We’ve just done our July 4th thing. Sentimentalists (I don’t use the word “patriots”) get all misty and irritated on this day. They satisfy their need to mist by playing military band music, and in their rhetoric, confuse us sometimes about what’s actually being celebrated—not so much mention is made of the American Revolution or the Declaration of Independence any more, but there’s often much talk about our veterans, etc. July 4th over time has gotten mixed up with all kinds of other things; it’s all tied up now with whatever is “patriotic.” After all, England (which hardly even exists now anyway; it’s been subsumed into something called the UK, which is, in turn, subsumed into something called the EU) is our long-standing closest ally.

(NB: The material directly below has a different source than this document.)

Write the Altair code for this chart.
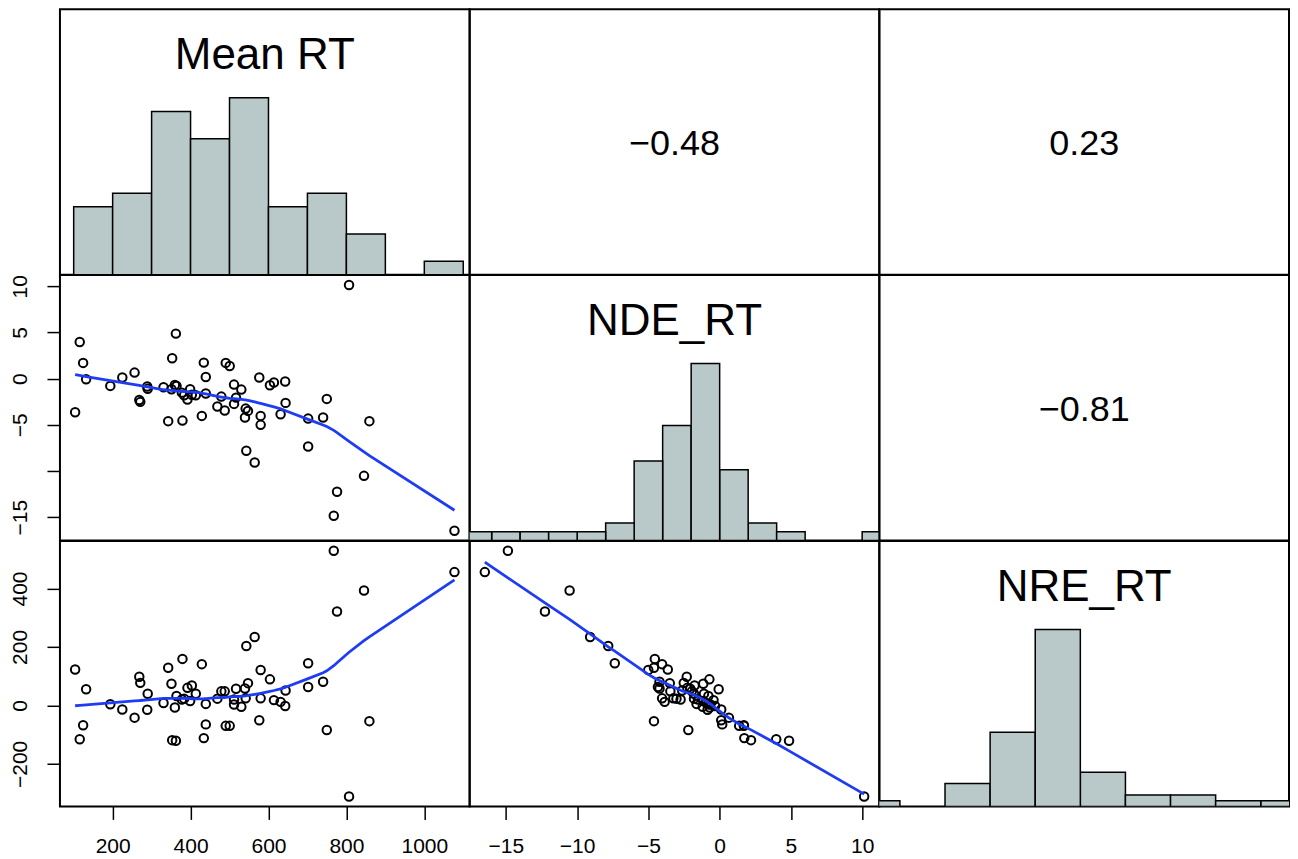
import altair as alt
import pandas as pd

# ---- data (61 subjects) ----
mean_rt = [103.7, 115.5, 124.2, 131.9, 194.0, 224.8, 256.3, 268.4, 270.9, 290.0,
           288.8, 330.6, 342.6, 351.0, 352.8, 359.7, 362.3, 363.9, 377.7, 379.2,
           383.5, 392.0, 398.9, 403.3, 413.5, 428.9, 434.0, 439.1, 439.1, 468.8,
           479.0, 487.7, 490.3, 500.5, 511.6, 511.6, 516.7, 530.3, 541.5, 539.7,
           543.1, 547.4, 564.6, 576.4, 579.9, 579.9, 603.7, 614.0, 631.1, 642.9,
           643.9, 701.8, 701.8, 740.2, 749.7, 767.6, 776.0, 806.8, 845.2, 859.0,
           1077.4]
nde_rt = [-3.64, 3.97, 1.70, -0.07, -0.79, 0.11, 0.65, -2.31, -2.52, -1.10,
          -0.85, -0.93, -4.61, -1.15, 2.20, -0.70, 4.87, -0.79, -1.52, -4.55,
          -1.80, -2.27, -1.15, -1.76, -1.80, -4.04, 1.73, 0.18, -1.62, -3.03,
          -1.95, -3.46, 1.70, 1.37, -0.65, -2.74, -2.06, -1.19, -3.25, -4.22,
          -7.82, -3.50, -9.09, 0.11, -4.04, -5.01, -0.72, -0.43, -3.86, -0.32,
          -2.63, -4.33, -7.36, -4.22, -2.20, -14.86, -12.26, 10.14, -10.53, -4.61,
          -16.48]
nre_rt = [123, -116, -68, 55, 4, -14, -42, 98, 77, 40,
          -15, 8, 129, 74, -119, -7, -121, 32, 20, 159,
          23, 60, 15, 68, 40, 141, -112, -65, 5, 23,
          48, 48, -70, -70, 3, 20, 57, -5, 24, 58,
          203, 76, 234, -51, 24, 121, 89, 18, 12, -2,
          51, 63, 144, 81, -84, 529, 321, -312, 393, -54,
          456]

var_fields = ["MRT", "NDE", "NRE"]
var_labels = ["Mean RT", "NDE_RT", "NRE_RT"]
bin_steps = [100, 2, 100]
bin_extents = [[100, 1100], [-18, 12], [-400, 600]]
cor_text = {(0, 1): "\u22120.48", (0, 2): "0.23", (1, 2): "\u22120.81"}
x_ticks = [[200, 400, 600, 800, 1000], [-15, -10, -5, 0, 5, 10], []]
y_ticks = [[], [-15, -10, -5, 0, 5, 10], [-200, 0, 200, 400]]

df = pd.DataFrame({"MRT": mean_rt, "NDE": nde_rt, "NRE": nre_rt})


def ext(v):
    lo, hi = min(v), max(v)
    r = hi - lo
    return [lo - 0.04 * r, hi + 0.04 * r]


domains = [ext(mean_rt), ext(nde_rt), ext(nre_rt)]

W, H = 410, 265.7
FONT = "Liberation Sans"
HIST_FILL = "#b9c9c9"
SMOOTH = "#1f3cf5"


def x_axis(c):
    return alt.Axis(values=x_ticks[c], title=None, grid=False, domain=False, format="d",
                    tickSize=13, tickWidth=1.5, tickColor="black",
                    labelFontSize=21, labelFont=FONT, labelColor="black",
                    labelPadding=16, labelFlush=False, labelOverlap=False)


def y_axis(r):
    return alt.Axis(values=y_ticks[r], title=None, grid=False, domain=False, format="d",
                    tickSize=13, tickWidth=1.5, tickColor="black",
                    labelFontSize=21, labelFont=FONT, labelColor="black",
                    labelAngle=270, labelAlign="center", labelBaseline="alphabetic",
                    labelPadding=20, labelFlush=False, labelOverlap=False,
                    labelExpr="datum.value == -10 ? '' : datum.label")


base = alt.Chart(df)
panels = []
for r in range(3):
    for c in range(3):
        if r == c:
            f = var_fields[c]
            b0, b1 = f"{f}_lo", f"{f}_hi"
            n, mx, h = f"{f}_n", f"{f}_max", f"{f}_h"
            hist = (
                base.transform_bin([b0, b1], field=f,
                                   bin=alt.Bin(extent=bin_extents[c], step=bin_steps[c], nice=False))
                .transform_aggregate(**{n: "count()"}, groupby=[b0, b1])
                .transform_joinaggregate(**{mx: f"max({n})"})
                .transform_calculate(**{h: f"datum['{n}'] / datum['{mx}']"})
                .mark_rect(fill=HIST_FILL, stroke="black", strokeWidth=1.5, clip=True)
                .encode(
                    x=alt.X(f"{b0}:Q", scale=alt.Scale(domain=domains[c], nice=False, zero=False), axis=None),
                    x2=f"{b1}:Q",
                    y=alt.Y(f"{h}:Q", scale=alt.Scale(domain=[0, 1.5], nice=False), axis=None),
                    y2=alt.datum(0),
                )
            )
            lab = (
                alt.Chart(pd.DataFrame({"t": [var_labels[c]]}))
                .mark_text(font=FONT, fontSize=44, color="black", align="center", baseline="alphabetic")
                .encode(text="t:N", x=alt.value(W / 2), y=alt.value(60))
            )
            panels.append(alt.layer(hist, lab).properties(width=W, height=H))
        elif r < c:
            txt = (
                alt.Chart(pd.DataFrame({"t": [cor_text[(r, c)]]}))
                .mark_text(font=FONT, fontSize=36, color="black", align="center", baseline="middle")
                .encode(text="t:N", x=alt.value(W / 2), y=alt.value(H / 2 + 2))
            )
            panels.append(txt.properties(width=W, height=H))
        else:
            xf, yf = var_fields[c], var_fields[r]
            xa = x_axis(c) if r == 2 else None
            ya = y_axis(r) if c == 0 else None
            xenc = alt.X(f"{xf}:Q", scale=alt.Scale(domain=domains[c], nice=False, zero=False), axis=xa)
            yenc = alt.Y(f"{yf}:Q", scale=alt.Scale(domain=domains[r], nice=False, zero=False), axis=ya)
            pts = base.mark_point(shape="circle", filled=False, color="black", size=72,
                                  strokeWidth=2, opacity=1).encode(x=xenc, y=yenc)
            line = (
                base.transform_loess(xf, yf, bandwidth=0.667)
                .mark_line(color=SMOOTH, strokeWidth=2.8)
                .encode(x=xenc, y=yenc)
            )
            panels.append(alt.layer(pts, line).properties(width=W, height=H))

chart = (
    alt.concat(*panels, columns=3, spacing=0, bounds="flush")
    .properties(padding={"left": 8, "top": 8, "right": 8, "bottom": 5}, background="white")
    .configure_view(stroke="black", strokeWidth=2)
)

chart.save("out.html", embed_options={"renderer": "svg", "actions": False})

So it’s kind of difficult to assume a contrary posture toward the country from which we once declared our independence and on which we once waged war. So—we settle for something rather like general patriotism and wax sentimental. The irritation comes from this very muddledness about what we’re celebrating. People get irritated at the lack of reverence paid to patriotism. They want to interrupt the cook-outs and fireworks to restore a more reverent regard toward July 4th—which used to be called Independence Day. You never hear that term any more, however, which is a good indication of the holiday’s lost original meaning.

 

History is consistent, it seems, in only one characteristic: irony. The English apparently have almost no memory of this Huge Event. They were deeply involved in their own revolution, the Industrial one, and of course, in trying to deal with a mentally ill king. The rabble of rebels in the colonies didn’t warrant a great deal of their attention at the time. As it turned out, this minor disturbance became, in terms of global history, enormously decisive. Ironic. 

 

English history is full of reiterations of that strange narrow focus. They seem to get obsessed by little things, little things they regard as big, the things that offend them by contradicting the image they have of themselves. The film Bridge on the River Kwai back in the fifties rather says it all. But a good example is the way they lost the war in the colonies. The rebels were unorganized farmers who had muskets and a first-hand knowledge of the forests and swamps. Having dealt with Indian uprisings most of their lives, guerilla fighting was instinctive. The English fought in formation, in bright red uniforms (how dumb is that?), and in regimentation. They lost—but hey, they looked really fine, didn’t they. They kept those deck chairs on the Titanic lined up with impressive precision.

 

Or another example, this one involving no external influence of any kind: Whipped into a fury of Englishness, they did their damnedest to root out foreign “Romishness” and wound up being blindsided by their own obsessiveness. In the attempt to “purify” the country from all traces of the perceived foreign evil of Catholicism, the very monarchy which had instigated all this righteous nationalism got itself beheaded—literally. 

 

But England learned nothing from this or any other consequence of their self-imaging. Now, that habit seems about to make the country itself quietly vaporize. Their self-image in these modern times involves pluralism, multiculturalism, and all that jazz, which unsurprisingly threatens to dissolve things “English” altogether. But that doesn’t matter—the deck chairs are lined up and their self-image is intact. 

 

History is ironic, but English history is a case study in irony. Fond of seeing themselves as a “common sense” people, they are of all peoples perhaps the most romantic. Historically, they project their romanticism on the French and fail to see it in the mirror where it actually abides. They’re always falling in love with the “exotic”—like Arabia or India, for example, with any people or culture non-Christian. And then—again blindsided—their own English religion and culture disappears. Even their country disappears. Ironically (again), this doesn’t happen because of some ever-feared foreign power, but because of a mirror.

 

With apologies to the poetic convention of phonetic spelling, “Ah, to see ourselves as others see us!” But wait—the poet was a Scot.